47: The 6/4 Chord
The 6/4 is much more restricted than the 6, or the completely
free root position chord because it creates an instability. Several articles
ago, I mentioned that the perfect fourth can be a dissonance in certain situations
against the bass, in that it wants to resolve by falling a half step into a
major third, despite the fact that, classically, perfect fourths are consonant
since they’re perfect.
The 6/4 therefore, as Dr.
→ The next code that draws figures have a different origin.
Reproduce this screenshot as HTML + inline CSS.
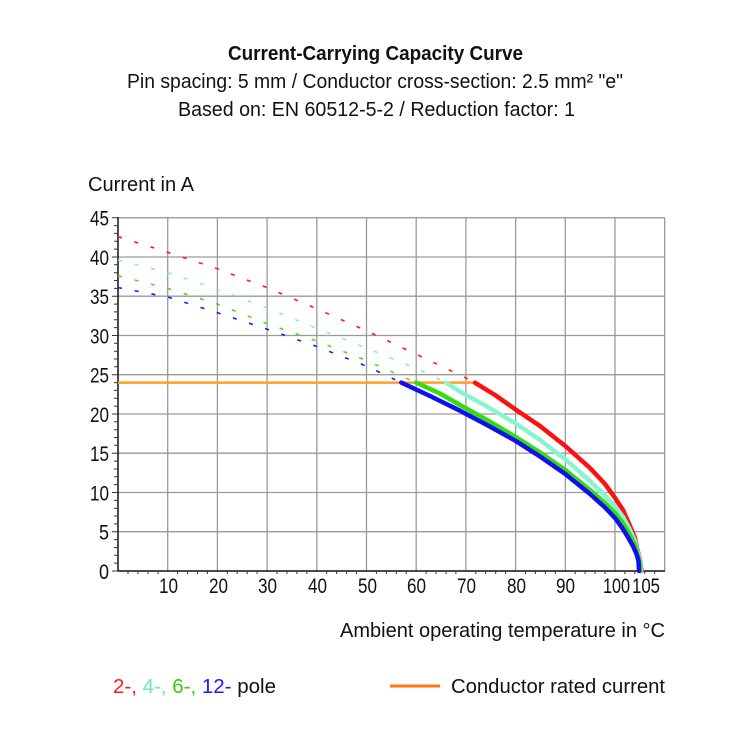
<!DOCTYPE html>
<html><head><meta charset="utf-8"><style>
html,body{margin:0;padding:0;background:#fff;}
svg{display:block;font-family:"Liberation Sans Narrow","Liberation Sans",sans-serif;}
</style></head><body>
<svg width="750" height="750" viewBox="0 0 750 750" xmlns="http://www.w3.org/2000/svg">
<g fill="#111">
<text x="228" y="60" font-size="20" font-weight="bold" textLength="295" lengthAdjust="spacingAndGlyphs">Current-Carrying Capacity Curve</text>
<text x="127" y="88" font-size="20" textLength="496" lengthAdjust="spacingAndGlyphs">Pin spacing: 5 mm / Conductor cross-section: 2.5 mm² "e"</text>
<text x="178" y="116" font-size="20" textLength="397" lengthAdjust="spacingAndGlyphs">Based on: EN 60512-5-2 / Reduction factor: 1</text>
<text x="88" y="191" font-size="20" textLength="106" lengthAdjust="spacingAndGlyphs">Current in A</text>
</g>
<g stroke="#9a9a9a" stroke-width="1.3">
<line x1="167.7" y1="217.7" x2="167.7" y2="571"/><line x1="217.4" y1="217.7" x2="217.4" y2="571"/>
<line x1="267.1" y1="217.7" x2="267.1" y2="571"/><line x1="316.8" y1="217.7" x2="316.8" y2="571"/>
<line x1="366.5" y1="217.7" x2="366.5" y2="571"/><line x1="416.2" y1="217.7" x2="416.2" y2="571"/>
<line x1="465.9" y1="217.7" x2="465.9" y2="571"/><line x1="515.6" y1="217.7" x2="515.6" y2="571"/>
<line x1="565.3" y1="217.7" x2="565.3" y2="571"/><line x1="615" y1="217.7" x2="615" y2="571"/>
<line x1="664.7" y1="217.7" x2="664.7" y2="571"/>
<line x1="118" y1="217.7" x2="664.7" y2="217.7"/><line x1="118" y1="257" x2="664.7" y2="257"/>
<line x1="118" y1="296.2" x2="664.7" y2="296.2"/><line x1="118" y1="335.5" x2="664.7" y2="335.5"/>
<line x1="118" y1="374.7" x2="664.7" y2="374.7"/><line x1="118" y1="414" x2="664.7" y2="414"/>
<line x1="118" y1="453.2" x2="664.7" y2="453.2"/><line x1="118" y1="492.5" x2="664.7" y2="492.5"/>
<line x1="118" y1="531.7" x2="664.7" y2="531.7"/>
</g>
<line x1="118" y1="217" x2="118" y2="571" stroke="#111" stroke-width="1.5"/>
<line x1="118" y1="571" x2="665" y2="571" stroke="#111" stroke-width="1.5"/>
<g stroke="#333" stroke-width="1">
<path d="M114 563.15h4M114 555.3h4M114 547.45h4M114 539.6h4M114 523.9h4M114 516h4M114 508.2h4M114 500.4h4M114 484.6h4M114 476.8h4M114 469h4M114 461.1h4M114 445.3h4M114 437.5h4M114 429.7h4M114 421.8h4M114 406.1h4M114 398.3h4M114 390.4h4M114 382.6h4M114 366.8h4M114 359h4M114 351.2h4M114 343.3h4M114 327.6h4M114 319.8h4M114 311.9h4M114 304.1h4M114 288.4h4M114 280.5h4M114 272.7h4M114 264.8h4M114 249.1h4M114 241.3h4M114 233.4h4M114 225.6h4M112 571h6M112 531.7h6M112 492.5h6M112 453.2h6M112 414h6M112 374.7h6M112 335.5h6M112 296.2h6M112 257h6M112 217.7h6"/>
<path d="M128 571v3M138 571v3M148 571v3M158 571v3M177.6 571v3M187.5 571v3M197.5 571v3M207.4 571v3M227.3 571v3M237.2 571v3M247.2 571v3M257.1 571v3M277 571v3M286.9 571v3M296.9 571v3M306.8 571v3M326.7 571v3M336.6 571v3M346.6 571v3M356.5 571v3M376.4 571v3M386.3 571v3M396.3 571v3M406.2 571v3M426.1 571v3M436 571v3M446 571v3M455.9 571v3M475.8 571v3M485.7 571v3M495.7 571v3M505.6 571v3M525.5 571v3M535.4 571v3M545.4 571v3M555.3 571v3M575.2 571v3M585.1 571v3M595.1 571v3M605 571v3M624.9 571v3M634.8 571v3M644.8 571v3M654.7 571v3"/>
</g>
<g font-size="21" fill="#111">
<text x="99" y="579" textLength="10" lengthAdjust="spacingAndGlyphs">0</text>
<text x="99" y="539.5" textLength="10" lengthAdjust="spacingAndGlyphs">5</text>
<text x="90" y="500.5" textLength="19" lengthAdjust="spacingAndGlyphs">10</text>
<text x="90" y="461" textLength="19" lengthAdjust="spacingAndGlyphs">15</text>
<text x="90" y="422" textLength="19" lengthAdjust="spacingAndGlyphs">20</text>
<text x="90" y="382.5" textLength="19" lengthAdjust="spacingAndGlyphs">25</text>
<text x="90" y="343.5" textLength="19" lengthAdjust="spacingAndGlyphs">30</text>
<text x="90" y="304" textLength="19" lengthAdjust="spacingAndGlyphs">35</text>
<text x="90" y="265" textLength="19" lengthAdjust="spacingAndGlyphs">40</text>
<text x="90" y="225.5" textLength="19" lengthAdjust="spacingAndGlyphs">45</text>
<text x="159" y="593" textLength="19" lengthAdjust="spacingAndGlyphs">10</text>
<text x="209" y="593" textLength="19" lengthAdjust="spacingAndGlyphs">20</text>
<text x="258" y="593" textLength="19" lengthAdjust="spacingAndGlyphs">30</text>
<text x="308" y="593" textLength="19" lengthAdjust="spacingAndGlyphs">40</text>
<text x="358" y="593" textLength="19" lengthAdjust="spacingAndGlyphs">50</text>
<text x="407" y="593" textLength="19" lengthAdjust="spacingAndGlyphs">60</text>
<text x="457" y="593" textLength="19" lengthAdjust="spacingAndGlyphs">70</text>
<text x="507" y="593" textLength="19" lengthAdjust="spacingAndGlyphs">80</text>
<text x="556" y="593" textLength="19" lengthAdjust="spacingAndGlyphs">90</text>
<text x="603" y="593" textLength="27" lengthAdjust="spacingAndGlyphs">100</text>
<text x="632" y="593" textLength="28" lengthAdjust="spacingAndGlyphs">105</text>
</g>
<text x="340" y="637" font-size="20" fill="#111" textLength="325" lengthAdjust="spacingAndGlyphs">Ambient operating temperature in °C</text>
<g fill="none" stroke-width="1.6" stroke-dasharray="4 13">
<polyline stroke="#ff1a1a" points="118,236.6 167.7,252.3 217.4,268.8 267.1,287.6 316.8,308.8 366.5,330.8 416.2,354.3 475.8,382.6"/>
<polyline stroke="#7ff0cc" points="118,260.1 167.7,272.7 217.4,289.2 267.1,308 316.8,328.4 366.5,348.1 416.2,368.5 446,382.6"/>
<polyline stroke="#44dd22" points="118,275.8 167.7,288.4 217.4,304.1 267.1,323.7 316.8,341 366.5,360.6 416.2,382.6"/>
<polyline stroke="#1a1aff" points="118,287.6 167.7,297 217.4,312.7 267.1,329.2 316.8,346.5 366.5,366.1 401.3,382.6"/>
</g>
<line x1="118" y1="382.6" x2="476" y2="382.6" stroke="#ffa020" stroke-width="2.5"/>
<g fill="none" stroke-width="4.5" stroke-linejoin="round" stroke-linecap="round">
<polyline stroke="#ff1010" points="475,382.7 495,395 515.3,409.3 540,426 565.3,446 590,468 605,484 615.3,498.3 623,510 630,526 635,538 637,548 640,560 641.5,571"/>
<polyline stroke="#88f5d0" points="446,382.6 460,391.7 487,406.5 515.3,423.3 540,440 565.3,459.3 590,481 605,495.5 615.3,506.7 623,517 630,530 635,541 637,550 640,561 641,571"/>
<polyline stroke="#33dd11" points="416.2,382.6 440,393.5 460,405 487,420 515.3,436.7 540,452.5 565.3,470 590,490 605,503 615.3,513.3 623,523 630,535 635,545 637,553 639.5,562 640,571"/>
<polyline stroke="#1010ee" points="401.3,382.6 430,396 460,410.7 487,425 515.3,440.7 540,456.5 565.3,474 590,494 605,507.5 615.3,518.3 623,529 629,539 633.3,546.7 636.5,554 638.5,561 639,571"/>
</g>
<text x="113" y="693" font-size="20" textLength="163" lengthAdjust="spacingAndGlyphs"><tspan fill="#ff1a1a">2-, </tspan><tspan fill="#66e8c0">4-, </tspan><tspan fill="#33cc11">6-, </tspan><tspan fill="#1a1aff">12-</tspan><tspan fill="#111"> pole</tspan></text>
<line x1="390" y1="686" x2="440" y2="686" stroke="#ff7a10" stroke-width="3"/>
<text x="451" y="693" font-size="20" fill="#111" textLength="214" lengthAdjust="spacingAndGlyphs">Conductor rated current</text>
</svg>
</body></html>
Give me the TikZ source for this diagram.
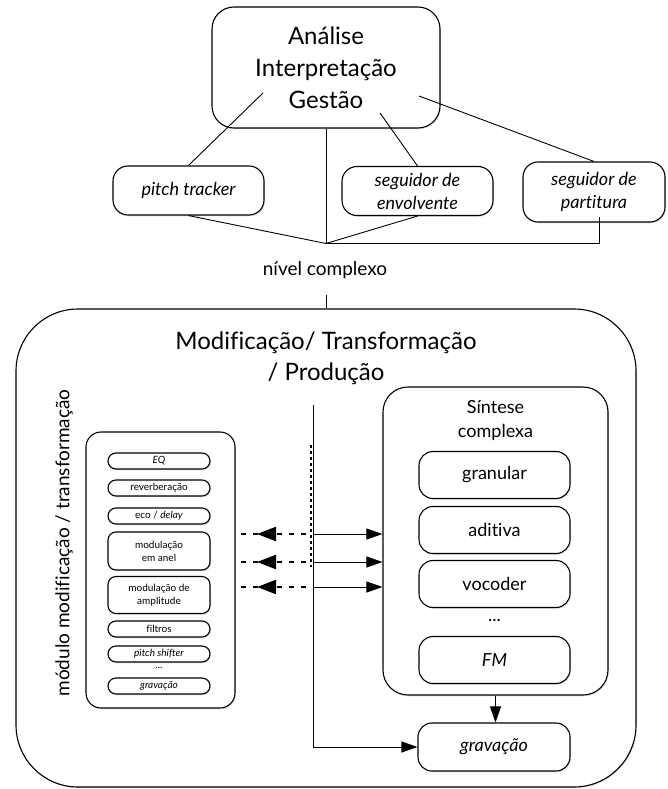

Perry Holbrook (my high school orchestra director and
theory teacher) put it, requires a special license before you can use it, and
that license will be granted on a case-by-case basis in only one of 3
situations.
1.
A passing 6/4 is allowed as long as no other
rules are broken by including it, and as long as there is movement into and out
of it by chords that aren’t 6/4, and the movement out of it resolves anything
that needs to be resolved correctly
2.
A pedal 6/4 is allowed as long as you don’t come
into the pedal by rising or falling by a tritone (or exit that way), or ever have
a sustained tritone against the pedal (a passing tritone is OK), or break any
other rules
3.
A cadential 6/4 is allowed if you use a I6/4 to
set up a V(7) to set up a I
6/4s naturally have the instability of the fourth built into
them—they naturally want the fourth to resolve down to a third (and if it did,
you would go, for example, from I6/4 to iii6)—which is why they were used so
sparingly, only in these 3 cases and not willy-nilly like root position chords
or first inversion chords that act like root position chords, but just sound a
little less forceful.
Unless you can (correctly) point to which of these 3 reasons
allows you to use it, stay away from the 6/4 chord, or your part-writing will
very soon become a mess that you’ll need to untangle—the opposite of how
Baroque bass parts in chorales, or continuo parts there and elsewhere, were
written. 6/4s used correctly, however, can make an otherwise generic-sounding
bassline much more interesting, so use them wisely but have fun!